**Stated exercise:** Exactly repeat the material, dropping only the pictures.

==*==

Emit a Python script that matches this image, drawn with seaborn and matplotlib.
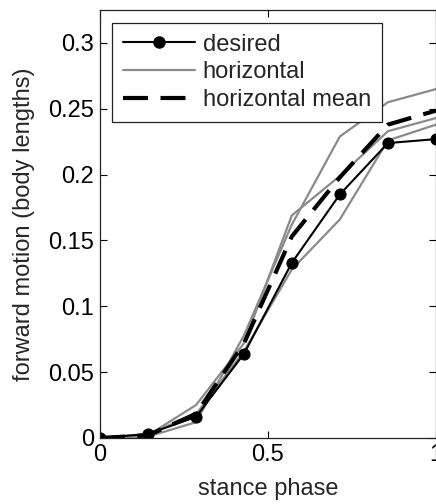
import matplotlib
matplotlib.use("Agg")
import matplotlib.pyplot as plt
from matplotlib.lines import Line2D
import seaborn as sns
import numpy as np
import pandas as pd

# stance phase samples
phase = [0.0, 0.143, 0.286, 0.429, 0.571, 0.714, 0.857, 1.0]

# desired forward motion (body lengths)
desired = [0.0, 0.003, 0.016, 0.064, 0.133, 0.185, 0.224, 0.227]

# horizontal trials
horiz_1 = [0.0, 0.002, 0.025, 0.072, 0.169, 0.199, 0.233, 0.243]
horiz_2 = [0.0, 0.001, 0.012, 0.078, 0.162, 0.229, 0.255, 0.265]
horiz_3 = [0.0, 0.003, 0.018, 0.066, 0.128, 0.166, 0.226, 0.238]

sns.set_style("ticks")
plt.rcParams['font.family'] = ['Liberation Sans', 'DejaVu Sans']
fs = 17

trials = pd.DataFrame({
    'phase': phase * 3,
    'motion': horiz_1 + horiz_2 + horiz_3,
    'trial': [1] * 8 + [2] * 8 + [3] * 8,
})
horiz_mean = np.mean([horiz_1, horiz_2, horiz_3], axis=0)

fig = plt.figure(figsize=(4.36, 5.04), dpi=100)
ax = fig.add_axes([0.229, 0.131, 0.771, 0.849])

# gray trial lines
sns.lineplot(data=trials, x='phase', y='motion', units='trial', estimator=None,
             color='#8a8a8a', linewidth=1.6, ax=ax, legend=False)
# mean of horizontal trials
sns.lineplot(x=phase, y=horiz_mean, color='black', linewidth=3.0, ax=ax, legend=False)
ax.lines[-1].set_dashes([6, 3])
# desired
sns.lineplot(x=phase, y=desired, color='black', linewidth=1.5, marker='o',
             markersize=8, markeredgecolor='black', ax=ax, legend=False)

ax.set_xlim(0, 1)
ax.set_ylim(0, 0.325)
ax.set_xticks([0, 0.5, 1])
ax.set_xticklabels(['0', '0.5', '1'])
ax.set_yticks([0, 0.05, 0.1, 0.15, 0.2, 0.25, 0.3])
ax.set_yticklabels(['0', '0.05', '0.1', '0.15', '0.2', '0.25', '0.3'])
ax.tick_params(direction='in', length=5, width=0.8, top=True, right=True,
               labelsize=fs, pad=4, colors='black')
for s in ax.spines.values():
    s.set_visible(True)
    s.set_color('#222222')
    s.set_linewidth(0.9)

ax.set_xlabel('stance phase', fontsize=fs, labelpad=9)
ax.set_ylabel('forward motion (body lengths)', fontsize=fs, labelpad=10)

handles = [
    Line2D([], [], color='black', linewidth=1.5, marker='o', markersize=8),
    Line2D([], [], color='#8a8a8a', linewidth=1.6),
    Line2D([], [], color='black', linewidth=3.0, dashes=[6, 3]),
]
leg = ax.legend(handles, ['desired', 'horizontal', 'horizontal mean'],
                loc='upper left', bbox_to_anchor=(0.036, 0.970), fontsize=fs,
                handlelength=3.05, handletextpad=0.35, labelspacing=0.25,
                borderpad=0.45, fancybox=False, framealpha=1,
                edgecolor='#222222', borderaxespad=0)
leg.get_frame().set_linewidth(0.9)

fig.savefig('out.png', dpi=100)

==*==

**Reply to the exercise:**
Emit a Python script that matches this image, drawn with seaborn and matplotlib.
import matplotlib
matplotlib.use("Agg")
import matplotlib.pyplot as plt
from matplotlib.lines import Line2D
import seaborn as sns
import numpy as np
import pandas as pd

# stance phase samples
phase = [0.0, 0.143, 0.286, 0.429, 0.571, 0.714, 0.857, 1.0]

# desired forward motion (body lengths)
desired = [0.0, 0.003, 0.016, 0.064, 0.133, 0.185, 0.224, 0.227]

# horizontal trials
horiz_1 = [0.0, 0.002, 0.025, 0.072, 0.169, 0.199, 0.233, 0.243]
horiz_2 = [0.0, 0.001, 0.012, 0.078, 0.162, 0.229, 0.255, 0.265]
horiz_3 = [0.0, 0.003, 0.018, 0.066, 0.128, 0.166, 0.226, 0.238]

sns.set_style("ticks")
plt.rcParams['font.family'] = ['Liberation Sans', 'DejaVu Sans']
fs = 17

trials = pd.DataFrame({
    'phase': phase * 3,
    'motion': horiz_1 + horiz_2 + horiz_3,
    'trial': [1] * 8 + [2] * 8 + [3] * 8,
})
horiz_mean = np.mean([horiz_1, horiz_2, horiz_3], axis=0)

fig = plt.figure(figsize=(4.36, 5.04), dpi=100)
ax = fig.add_axes([0.229, 0.131, 0.771, 0.849])

# gray trial lines
sns.lineplot(data=trials, x='phase', y='motion', units='trial', estimator=None,
             color='#8a8a8a', linewidth=1.6, ax=ax, legend=False)
# mean of horizontal trials
sns.lineplot(x=phase, y=horiz_mean, color='black', linewidth=3.0, ax=ax, legend=False)
ax.lines[-1].set_dashes([6, 3])
# desired
sns.lineplot(x=phase, y=desired, color='black', linewidth=1.5, marker='o',
             markersize=8, markeredgecolor='black', ax=ax, legend=False)

ax.set_xlim(0, 1)
ax.set_ylim(0, 0.325)
ax.set_xticks([0, 0.5, 1])
ax.set_xticklabels(['0', '0.5', '1'])
ax.set_yticks([0, 0.05, 0.1, 0.15, 0.2, 0.25, 0.3])
ax.set_yticklabels(['0', '0.05', '0.1', '0.15', '0.2', '0.25', '0.3'])
ax.tick_params(direction='in', length=5, width=0.8, top=True, right=True,
               labelsize=fs, pad=4, colors='black')
for s in ax.spines.values():
    s.set_visible(True)
    s.set_color('#222222')
    s.set_linewidth(0.9)

ax.set_xlabel('stance phase', fontsize=fs, labelpad=9)
ax.set_ylabel('forward motion (body lengths)', fontsize=fs, labelpad=10)

handles = [
    Line2D([], [], color='black', linewidth=1.5, marker='o', markersize=8),
    Line2D([], [], color='#8a8a8a', linewidth=1.6),
    Line2D([], [], color='black', linewidth=3.0, dashes=[6, 3]),
]
leg = ax.legend(handles, ['desired', 'horizontal', 'horizontal mean'],
                loc='upper left', bbox_to_anchor=(0.036, 0.970), fontsize=fs,
                handlelength=3.05, handletextpad=0.35, labelspacing=0.25,
                borderpad=0.45, fancybox=False, framealpha=1,
                edgecolor='#222222', borderaxespad=0)
leg.get_frame().set_linewidth(0.9)

fig.savefig('out.png', dpi=100)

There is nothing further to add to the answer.